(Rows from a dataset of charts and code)
---+---

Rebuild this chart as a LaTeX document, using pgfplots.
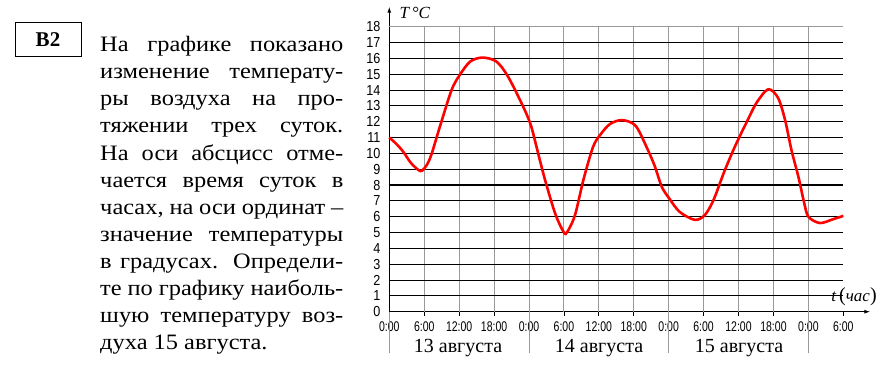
\documentclass[border=0pt]{standalone}
\usepackage{fontspec}
\setmainfont{Liberation Serif}
\newfontfamily\tnr{Liberation Serif}
\newfontfamily\arial{Liberation Sans}
\usepackage{pgfplots}
\pgfplotsset{compat=1.18}
\usetikzlibrary{arrows.meta}
\pgfplotstableread{
h T
0 11.0
1.2 10.6
2.4 10.1
3.7 9.4
5.0 8.95
5.6 8.9
6.5 9.3
7.3 10.0
8.7 11.7
10.7 14.0
12.1 14.95
13.9 15.8
16.0 16.05
18.4 15.8
20.4 14.85
23.0 12.95
24.3 11.8
25.3 10.4
26.7 8.4
28.5 6.2
30.0 5.0
30.6 5.05
31.9 6.1
33.4 8.4
35.0 10.4
36.2 11.15
37.9 11.85
40.0 12.1
42.3 11.75
44.2 10.4
45.6 9.2
46.8 7.9
48.1 7.15
49.9 6.3
52.5 5.8
54.2 6.1
55.7 7.05
57.5 8.8
59.1 10.2
60.3 11.15
61.7 12.2
63.1 13.2
65.1 14.05
66.8 13.5
68.0 12.1
69.1 10.2
70.3 8.5
71.2 7.0
72.0 6.0
74.0 5.6
76.3 5.85
78 6.05
}\temps
\begin{document}
\begin{tikzpicture}[x=1pt,y=1pt]
\useasboundingbox (0,0) rectangle (892,391);
% B2 box
\draw[line width=1pt] (15,334) rectangle (81,368.5);
\node[font=\tnr\fontsize{21}{21}\selectfont\bfseries] at (48,351) {В2};
% paragraph
\node[anchor=base west, inner sep=0pt, xscale=1.11] at (100,339.3) {\vtop{\hsize=219pt
\tnr\fontsize{22}{27.1}\selectfont\baselineskip=27.1pt
\hbox to 219pt{На графике показано}
\hbox to 219pt{изменение температу-}
\hbox to 219pt{ры воздуха на про-}
\hbox to 219pt{тяжении трех суток.}
\hbox to 219pt{На оси абсцисс отме-}
\hbox to 219pt{чается время суток в}
\hbox to 219pt{часах, на оси ординат –}
\hbox to 219pt{значение температуры}
\hbox to 219pt{в градусах. Определи-}
\hbox to 219pt{те по графику наиболь-}
\hbox to 219pt{шую температуру воз-}
\hbox{духа 15 августа.}}};
\begin{axis}[at={(389.3pt,79.3pt)}, anchor=south west, scale only axis,
  width=454pt, height=285pt, xmin=0, xmax=78, ymin=0, ymax=18,
  axis lines=left, clip=false,
  x axis line style={line width=1pt, -{Latex[length=6pt,width=4pt]}, shorten >=-27pt},
  y axis line style={line width=1pt, -{Latex[length=6pt,width=4pt]}, shorten >=-20pt},
  xtick={0,6,...,78},
  xticklabels={0:00,6:00,12:00,18:00,0:00,6:00,12:00,18:00,0:00,6:00,12:00,18:00,0:00,6:00},
  ytick={0,1,...,18},
  tick align=outside, major tick length=4pt,
  xtick style={black, line width=0.8pt},
  ytick style={draw=none},
  /pgf/number format/assume math mode=true,
  xticklabel style={font=\arial\fontsize{14}{14}\selectfont, xscale=0.75, yshift=-2pt},
  yticklabel style={font=\arial\fontsize{14.5}{14.5}\selectfont, xscale=0.87, xshift=-2pt},
]
\pgfplotsinvokeforeach{6,12,...,72}{\draw[gray!80, line width=0.9pt] (axis cs:#1,0) -- (axis cs:#1,18);}
\pgfplotsinvokeforeach{1,2,...,17}{\draw[black, line width=0.9pt] (axis cs:0,#1) -- (axis cs:78,#1);}
\draw[gray!80, line width=0.9pt] (axis cs:0,18) -- (axis cs:78,18);
\draw[black, line width=2pt] (axis cs:0,8) -- (axis cs:78,8);
\pgfplotsinvokeforeach{0,24,48,72}{\draw[gray!80, line width=0.9pt] (axis cs:#1,0) -- ++(0,-41.3pt);}
\addplot[red, line width=2.6pt, smooth, tension=0.5] table[x=h,y=T] {\temps};
\end{axis}
\node[anchor=base west, font=\tnr\itshape\fontsize{17}{17}\selectfont] at (396,372) {T\,°C};
\node[anchor=base, font=\tnr\fontsize{17}{17}\selectfont] at (854,89.3) {\textit{t}\,{\fontsize{20}{20}\selectfont(}\textit{час}{\fontsize{20}{20}\selectfont)}};
\node[anchor=base, font=\tnr\fontsize{20}{20}\selectfont] at (458,38) {13 августа};
\node[anchor=base, font=\tnr\fontsize{20}{20}\selectfont] at (599,38) {14 августа};
\node[anchor=base, font=\tnr\fontsize{20}{20}\selectfont] at (739,38) {15 августа};
\end{tikzpicture}
\end{document}
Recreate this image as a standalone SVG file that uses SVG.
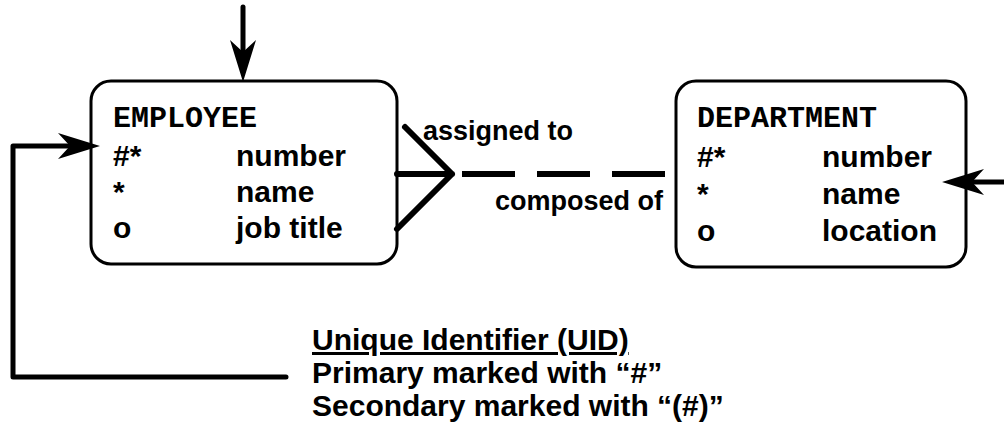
<svg xmlns="http://www.w3.org/2000/svg" width="1004" height="429" viewBox="0 0 1004 429">
  <style>
    .box { fill: #ffffff; stroke: #000000; stroke-width: 3; }
    .title { font-family: "Liberation Mono", "Courier New", monospace; font-weight: bold; font-size: 30px; fill: #000; }
    .attr { font-family: "Liberation Sans", Arial, sans-serif; font-weight: bold; font-size: 30px; fill: #000; }
    .lbl { font-family: "Liberation Sans", Arial, sans-serif; font-weight: bold; font-size: 27px; fill: #000; }
    .conn { fill: none; stroke: #000; stroke-width: 5; stroke-linecap: round; stroke-linejoin: round; }
    .rel { fill: none; stroke: #000; stroke-width: 6; stroke-linecap: round; }
  </style>
  <defs>
    <marker id="barb" viewBox="-14 -15 46 30" markerWidth="46" markerHeight="30" refX="0" refY="0" markerUnits="userSpaceOnUse" orient="auto">
      <path d="M30,0 L-12,-13 L0,0 L-12,13 Z" fill="#000"/>
    </marker>
  </defs>

  <g id="employee">
    <rect class="box" x="91" y="81" width="306" height="183" rx="20" ry="20"/>
    <text class="title" x="113" y="127">EMPLOYEE</text>
    <text class="attr" x="113" y="166">#*</text>
    <text class="attr" x="236" y="166">number</text>
    <text class="attr" x="113" y="202">*</text>
    <text class="attr" x="236" y="202">name</text>
    <text class="attr" x="113" y="238">o</text>
    <text class="attr" x="236" y="238">job title</text>
  </g>

  <g id="department">
    <rect class="box" x="676" y="81" width="290" height="186" rx="20" ry="20"/>
    <text class="title" x="697" y="127">DEPARTMENT</text>
    <text class="attr" x="697" y="167">#*</text>
    <text class="attr" x="822" y="167">number</text>
    <text class="attr" x="697" y="204">*</text>
    <text class="attr" x="822" y="204">name</text>
    <text class="attr" x="697" y="241">o</text>
    <text class="attr" x="822" y="241">location</text>
  </g>

  <g id="connectors">
    <path class="conn" d="M243,7 L243,52" marker-end="url(#barb)"/>
    <path class="conn" d="M286,377 L13,377 L13,146 L70,146" marker-end="url(#barb)"/>
    <path class="conn" d="M1004,182 L972,182" marker-end="url(#barb)"/>
    <g id="relationship">
      <path class="rel" d="M405,127 L452,174 M397,174 L452,174 M397,229 L452,174"/>
      <path class="rel" d="M462,174 L665,174" stroke-dasharray="53 22" style="stroke-linecap:butt"/>
      <text class="lbl" x="423" y="140">assigned to</text>
      <text class="lbl" x="495" y="210">composed of</text>
    </g>
  </g>

  <g id="uid-note">
    <text class="attr" x="312" y="350" text-decoration="underline">Unique Identifier (UID)</text>
    <text class="attr" x="312" y="383">Primary marked with “#”</text>
    <text class="attr" x="312" y="416">Secondary marked with “(#)”</text>
  </g>
</svg>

---+---

Challenge:
Your task is to repeat the material above exactly, without its pictures.

Worked solution:
Rebuild this chart as a LaTeX document, using pgfplots.
\documentclass[border=0pt]{standalone}
\usepackage{fontspec}
\setmainfont{Liberation Serif}
\newfontfamily\tnr{Liberation Serif}
\newfontfamily\arial{Liberation Sans}
\usepackage{pgfplots}
\pgfplotsset{compat=1.18}
\usetikzlibrary{arrows.meta}
\pgfplotstableread{
h T
0 11.0
1.2 10.6
2.4 10.1
3.7 9.4
5.0 8.95
5.6 8.9
6.5 9.3
7.3 10.0
8.7 11.7
10.7 14.0
12.1 14.95
13.9 15.8
16.0 16.05
18.4 15.8
20.4 14.85
23.0 12.95
24.3 11.8
25.3 10.4
26.7 8.4
28.5 6.2
30.0 5.0
30.6 5.05
31.9 6.1
33.4 8.4
35.0 10.4
36.2 11.15
37.9 11.85
40.0 12.1
42.3 11.75
44.2 10.4
45.6 9.2
46.8 7.9
48.1 7.15
49.9 6.3
52.5 5.8
54.2 6.1
55.7 7.05
57.5 8.8
59.1 10.2
60.3 11.15
61.7 12.2
63.1 13.2
65.1 14.05
66.8 13.5
68.0 12.1
69.1 10.2
70.3 8.5
71.2 7.0
72.0 6.0
74.0 5.6
76.3 5.85
78 6.05
}\temps
\begin{document}
\begin{tikzpicture}[x=1pt,y=1pt]
\useasboundingbox (0,0) rectangle (892,391);
% B2 box
\draw[line width=1pt] (15,334) rectangle (81,368.5);
\node[font=\tnr\fontsize{21}{21}\selectfont\bfseries] at (48,351) {В2};
% paragraph
\node[anchor=base west, inner sep=0pt, xscale=1.11] at (100,339.3) {\vtop{\hsize=219pt
\tnr\fontsize{22}{27.1}\selectfont\baselineskip=27.1pt
\hbox to 219pt{На графике показано}
\hbox to 219pt{изменение температу-}
\hbox to 219pt{ры воздуха на про-}
\hbox to 219pt{тяжении трех суток.}
\hbox to 219pt{На оси абсцисс отме-}
\hbox to 219pt{чается время суток в}
\hbox to 219pt{часах, на оси ординат –}
\hbox to 219pt{значение температуры}
\hbox to 219pt{в градусах. Определи-}
\hbox to 219pt{те по графику наиболь-}
\hbox to 219pt{шую температуру воз-}
\hbox{духа 15 августа.}}};
\begin{axis}[at={(389.3pt,79.3pt)}, anchor=south west, scale only axis,
  width=454pt, height=285pt, xmin=0, xmax=78, ymin=0, ymax=18,
  axis lines=left, clip=false,
  x axis line style={line width=1pt, -{Latex[length=6pt,width=4pt]}, shorten >=-27pt},
  y axis line style={line width=1pt, -{Latex[length=6pt,width=4pt]}, shorten >=-20pt},
  xtick={0,6,...,78},
  xticklabels={0:00,6:00,12:00,18:00,0:00,6:00,12:00,18:00,0:00,6:00,12:00,18:00,0:00,6:00},
  ytick={0,1,...,18},
  tick align=outside, major tick length=4pt,
  xtick style={black, line width=0.8pt},
  ytick style={draw=none},
  /pgf/number format/assume math mode=true,
  xticklabel style={font=\arial\fontsize{14}{14}\selectfont, xscale=0.75, yshift=-2pt},
  yticklabel style={font=\arial\fontsize{14.5}{14.5}\selectfont, xscale=0.87, xshift=-2pt},
]
\pgfplotsinvokeforeach{6,12,...,72}{\draw[gray!80, line width=0.9pt] (axis cs:#1,0) -- (axis cs:#1,18);}
\pgfplotsinvokeforeach{1,2,...,17}{\draw[black, line width=0.9pt] (axis cs:0,#1) -- (axis cs:78,#1);}
\draw[gray!80, line width=0.9pt] (axis cs:0,18) -- (axis cs:78,18);
\draw[black, line width=2pt] (axis cs:0,8) -- (axis cs:78,8);
\pgfplotsinvokeforeach{0,24,48,72}{\draw[gray!80, line width=0.9pt] (axis cs:#1,0) -- ++(0,-41.3pt);}
\addplot[red, line width=2.6pt, smooth, tension=0.5] table[x=h,y=T] {\temps};
\end{axis}
\node[anchor=base west, font=\tnr\itshape\fontsize{17}{17}\selectfont] at (396,372) {T\,°C};
\node[anchor=base, font=\tnr\fontsize{17}{17}\selectfont] at (854,89.3) {\textit{t}\,{\fontsize{20}{20}\selectfont(}\textit{час}{\fontsize{20}{20}\selectfont)}};
\node[anchor=base, font=\tnr\fontsize{20}{20}\selectfont] at (458,38) {13 августа};
\node[anchor=base, font=\tnr\fontsize{20}{20}\selectfont] at (599,38) {14 августа};
\node[anchor=base, font=\tnr\fontsize{20}{20}\selectfont] at (739,38) {15 августа};
\end{tikzpicture}
\end{document}
Recreate this image as a standalone SVG file that uses SVG.
<svg xmlns="http://www.w3.org/2000/svg" width="1004" height="429" viewBox="0 0 1004 429">
  <style>
    .box { fill: #ffffff; stroke: #000000; stroke-width: 3; }
    .title { font-family: "Liberation Mono", "Courier New", monospace; font-weight: bold; font-size: 30px; fill: #000; }
    .attr { font-family: "Liberation Sans", Arial, sans-serif; font-weight: bold; font-size: 30px; fill: #000; }
    .lbl { font-family: "Liberation Sans", Arial, sans-serif; font-weight: bold; font-size: 27px; fill: #000; }
    .conn { fill: none; stroke: #000; stroke-width: 5; stroke-linecap: round; stroke-linejoin: round; }
    .rel { fill: none; stroke: #000; stroke-width: 6; stroke-linecap: round; }
  </style>
  <defs>
    <marker id="barb" viewBox="-14 -15 46 30" markerWidth="46" markerHeight="30" refX="0" refY="0" markerUnits="userSpaceOnUse" orient="auto">
      <path d="M30,0 L-12,-13 L0,0 L-12,13 Z" fill="#000"/>
    </marker>
  </defs>

  <g id="employee">
    <rect class="box" x="91" y="81" width="306" height="183" rx="20" ry="20"/>
    <text class="title" x="113" y="127">EMPLOYEE</text>
    <text class="attr" x="113" y="166">#*</text>
    <text class="attr" x="236" y="166">number</text>
    <text class="attr" x="113" y="202">*</text>
    <text class="attr" x="236" y="202">name</text>
    <text class="attr" x="113" y="238">o</text>
    <text class="attr" x="236" y="238">job title</text>
  </g>

  <g id="department">
    <rect class="box" x="676" y="81" width="290" height="186" rx="20" ry="20"/>
    <text class="title" x="697" y="127">DEPARTMENT</text>
    <text class="attr" x="697" y="167">#*</text>
    <text class="attr" x="822" y="167">number</text>
    <text class="attr" x="697" y="204">*</text>
    <text class="attr" x="822" y="204">name</text>
    <text class="attr" x="697" y="241">o</text>
    <text class="attr" x="822" y="241">location</text>
  </g>

  <g id="connectors">
    <path class="conn" d="M243,7 L243,52" marker-end="url(#barb)"/>
    <path class="conn" d="M286,377 L13,377 L13,146 L70,146" marker-end="url(#barb)"/>
    <path class="conn" d="M1004,182 L972,182" marker-end="url(#barb)"/>
    <g id="relationship">
      <path class="rel" d="M405,127 L452,174 M397,174 L452,174 M397,229 L452,174"/>
      <path class="rel" d="M462,174 L665,174" stroke-dasharray="53 22" style="stroke-linecap:butt"/>
      <text class="lbl" x="423" y="140">assigned to</text>
      <text class="lbl" x="495" y="210">composed of</text>
    </g>
  </g>

  <g id="uid-note">
    <text class="attr" x="312" y="350" text-decoration="underline">Unique Identifier (UID)</text>
    <text class="attr" x="312" y="383">Primary marked with “#”</text>
    <text class="attr" x="312" y="416">Secondary marked with “(#)”</text>
  </g>
</svg>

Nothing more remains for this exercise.